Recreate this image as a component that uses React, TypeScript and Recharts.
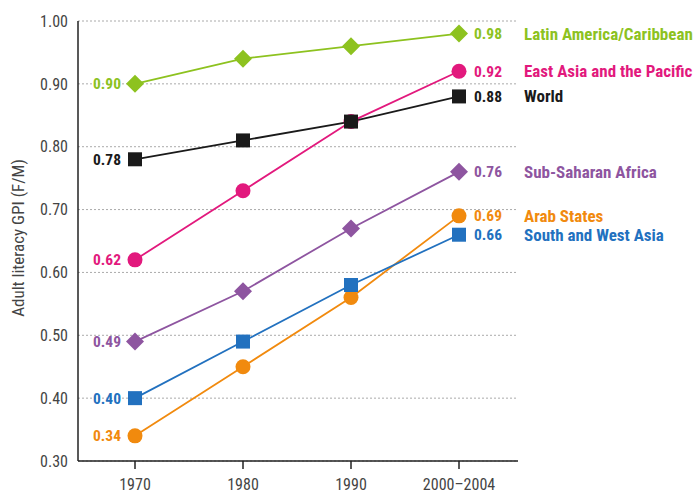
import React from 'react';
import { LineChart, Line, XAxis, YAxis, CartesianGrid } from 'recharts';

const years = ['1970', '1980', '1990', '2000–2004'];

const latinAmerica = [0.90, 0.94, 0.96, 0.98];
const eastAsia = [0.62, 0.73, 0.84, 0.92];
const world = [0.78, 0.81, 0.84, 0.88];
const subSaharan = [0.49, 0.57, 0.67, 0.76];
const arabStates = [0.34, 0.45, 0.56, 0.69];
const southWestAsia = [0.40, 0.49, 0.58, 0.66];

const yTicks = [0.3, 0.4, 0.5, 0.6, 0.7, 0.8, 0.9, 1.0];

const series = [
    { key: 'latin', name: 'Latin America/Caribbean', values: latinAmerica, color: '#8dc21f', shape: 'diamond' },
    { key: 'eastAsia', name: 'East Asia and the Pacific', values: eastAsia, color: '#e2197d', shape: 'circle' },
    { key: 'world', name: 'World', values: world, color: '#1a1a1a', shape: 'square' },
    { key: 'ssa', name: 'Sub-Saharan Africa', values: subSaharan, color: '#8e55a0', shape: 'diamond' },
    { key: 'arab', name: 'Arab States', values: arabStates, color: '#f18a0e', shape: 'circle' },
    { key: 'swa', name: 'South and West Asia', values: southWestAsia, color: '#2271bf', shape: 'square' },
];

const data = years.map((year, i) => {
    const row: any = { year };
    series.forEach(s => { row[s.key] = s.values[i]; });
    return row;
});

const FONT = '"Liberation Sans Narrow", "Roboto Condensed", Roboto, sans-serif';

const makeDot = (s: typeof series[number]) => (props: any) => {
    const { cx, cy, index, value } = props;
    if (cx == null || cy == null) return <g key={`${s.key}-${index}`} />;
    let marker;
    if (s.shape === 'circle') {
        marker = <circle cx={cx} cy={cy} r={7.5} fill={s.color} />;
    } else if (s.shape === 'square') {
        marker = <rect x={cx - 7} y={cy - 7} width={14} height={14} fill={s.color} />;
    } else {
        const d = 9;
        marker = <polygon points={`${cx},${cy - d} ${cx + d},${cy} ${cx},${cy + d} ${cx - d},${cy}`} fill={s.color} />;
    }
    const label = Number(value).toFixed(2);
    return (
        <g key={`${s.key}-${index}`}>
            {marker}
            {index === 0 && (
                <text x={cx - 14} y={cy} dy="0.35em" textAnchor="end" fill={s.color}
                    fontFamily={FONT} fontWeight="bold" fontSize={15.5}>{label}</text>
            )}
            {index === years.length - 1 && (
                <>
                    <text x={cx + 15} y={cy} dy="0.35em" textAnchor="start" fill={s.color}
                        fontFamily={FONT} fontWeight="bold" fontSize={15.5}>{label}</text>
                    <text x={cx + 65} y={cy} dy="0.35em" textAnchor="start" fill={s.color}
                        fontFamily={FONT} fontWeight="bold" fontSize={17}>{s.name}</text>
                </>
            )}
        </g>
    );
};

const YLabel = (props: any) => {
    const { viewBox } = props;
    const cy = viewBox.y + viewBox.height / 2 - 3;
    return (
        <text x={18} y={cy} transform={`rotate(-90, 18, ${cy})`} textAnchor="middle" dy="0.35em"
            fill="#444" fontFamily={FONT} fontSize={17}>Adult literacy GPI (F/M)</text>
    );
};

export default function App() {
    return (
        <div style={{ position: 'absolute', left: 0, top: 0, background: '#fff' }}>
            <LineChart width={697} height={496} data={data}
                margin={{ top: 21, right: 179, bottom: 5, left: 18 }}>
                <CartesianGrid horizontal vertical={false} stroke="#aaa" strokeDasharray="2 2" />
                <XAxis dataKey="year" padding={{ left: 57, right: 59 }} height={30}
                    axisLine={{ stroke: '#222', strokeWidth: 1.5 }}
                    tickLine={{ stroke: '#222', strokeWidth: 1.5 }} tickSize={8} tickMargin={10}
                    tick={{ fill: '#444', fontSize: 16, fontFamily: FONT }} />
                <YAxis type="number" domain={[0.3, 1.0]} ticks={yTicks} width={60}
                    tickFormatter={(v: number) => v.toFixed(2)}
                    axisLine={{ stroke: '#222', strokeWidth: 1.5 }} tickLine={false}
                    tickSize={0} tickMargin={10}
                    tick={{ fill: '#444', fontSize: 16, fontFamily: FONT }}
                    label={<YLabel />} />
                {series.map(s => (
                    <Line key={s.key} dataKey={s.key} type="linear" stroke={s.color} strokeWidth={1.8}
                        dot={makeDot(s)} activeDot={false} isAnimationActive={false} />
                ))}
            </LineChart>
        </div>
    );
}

++++++

_Task prompt_
Are you able to set down all the lines above exactly, without any pictures?

_Exercise solution_
Recreate this image as a component that uses React, TypeScript and Recharts.
import React from 'react';
import { LineChart, Line, XAxis, YAxis, CartesianGrid } from 'recharts';

const years = ['1970', '1980', '1990', '2000–2004'];

const latinAmerica = [0.90, 0.94, 0.96, 0.98];
const eastAsia = [0.62, 0.73, 0.84, 0.92];
const world = [0.78, 0.81, 0.84, 0.88];
const subSaharan = [0.49, 0.57, 0.67, 0.76];
const arabStates = [0.34, 0.45, 0.56, 0.69];
const southWestAsia = [0.40, 0.49, 0.58, 0.66];

const yTicks = [0.3, 0.4, 0.5, 0.6, 0.7, 0.8, 0.9, 1.0];

const series = [
    { key: 'latin', name: 'Latin America/Caribbean', values: latinAmerica, color: '#8dc21f', shape: 'diamond' },
    { key: 'eastAsia', name: 'East Asia and the Pacific', values: eastAsia, color: '#e2197d', shape: 'circle' },
    { key: 'world', name: 'World', values: world, color: '#1a1a1a', shape: 'square' },
    { key: 'ssa', name: 'Sub-Saharan Africa', values: subSaharan, color: '#8e55a0', shape: 'diamond' },
    { key: 'arab', name: 'Arab States', values: arabStates, color: '#f18a0e', shape: 'circle' },
    { key: 'swa', name: 'South and West Asia', values: southWestAsia, color: '#2271bf', shape: 'square' },
];

const data = years.map((year, i) => {
    const row: any = { year };
    series.forEach(s => { row[s.key] = s.values[i]; });
    return row;
});

const FONT = '"Liberation Sans Narrow", "Roboto Condensed", Roboto, sans-serif';

const makeDot = (s: typeof series[number]) => (props: any) => {
    const { cx, cy, index, value } = props;
    if (cx == null || cy == null) return <g key={`${s.key}-${index}`} />;
    let marker;
    if (s.shape === 'circle') {
        marker = <circle cx={cx} cy={cy} r={7.5} fill={s.color} />;
    } else if (s.shape === 'square') {
        marker = <rect x={cx - 7} y={cy - 7} width={14} height={14} fill={s.color} />;
    } else {
        const d = 9;
        marker = <polygon points={`${cx},${cy - d} ${cx + d},${cy} ${cx},${cy + d} ${cx - d},${cy}`} fill={s.color} />;
    }
    const label = Number(value).toFixed(2);
    return (
        <g key={`${s.key}-${index}`}>
            {marker}
            {index === 0 && (
                <text x={cx - 14} y={cy} dy="0.35em" textAnchor="end" fill={s.color}
                    fontFamily={FONT} fontWeight="bold" fontSize={15.5}>{label}</text>
            )}
            {index === years.length - 1 && (
                <>
                    <text x={cx + 15} y={cy} dy="0.35em" textAnchor="start" fill={s.color}
                        fontFamily={FONT} fontWeight="bold" fontSize={15.5}>{label}</text>
                    <text x={cx + 65} y={cy} dy="0.35em" textAnchor="start" fill={s.color}
                        fontFamily={FONT} fontWeight="bold" fontSize={17}>{s.name}</text>
                </>
            )}
        </g>
    );
};

const YLabel = (props: any) => {
    const { viewBox } = props;
    const cy = viewBox.y + viewBox.height / 2 - 3;
    return (
        <text x={18} y={cy} transform={`rotate(-90, 18, ${cy})`} textAnchor="middle" dy="0.35em"
            fill="#444" fontFamily={FONT} fontSize={17}>Adult literacy GPI (F/M)</text>
    );
};

export default function App() {
    return (
        <div style={{ position: 'absolute', left: 0, top: 0, background: '#fff' }}>
            <LineChart width={697} height={496} data={data}
                margin={{ top: 21, right: 179, bottom: 5, left: 18 }}>
                <CartesianGrid horizontal vertical={false} stroke="#aaa" strokeDasharray="2 2" />
                <XAxis dataKey="year" padding={{ left: 57, right: 59 }} height={30}
                    axisLine={{ stroke: '#222', strokeWidth: 1.5 }}
                    tickLine={{ stroke: '#222', strokeWidth: 1.5 }} tickSize={8} tickMargin={10}
                    tick={{ fill: '#444', fontSize: 16, fontFamily: FONT }} />
                <YAxis type="number" domain={[0.3, 1.0]} ticks={yTicks} width={60}
                    tickFormatter={(v: number) => v.toFixed(2)}
                    axisLine={{ stroke: '#222', strokeWidth: 1.5 }} tickLine={false}
                    tickSize={0} tickMargin={10}
                    tick={{ fill: '#444', fontSize: 16, fontFamily: FONT }}
                    label={<YLabel />} />
                {series.map(s => (
                    <Line key={s.key} dataKey={s.key} type="linear" stroke={s.color} strokeWidth={1.8}
                        dot={makeDot(s)} activeDot={false} isAnimationActive={false} />
                ))}
            </LineChart>
        </div>
    );
}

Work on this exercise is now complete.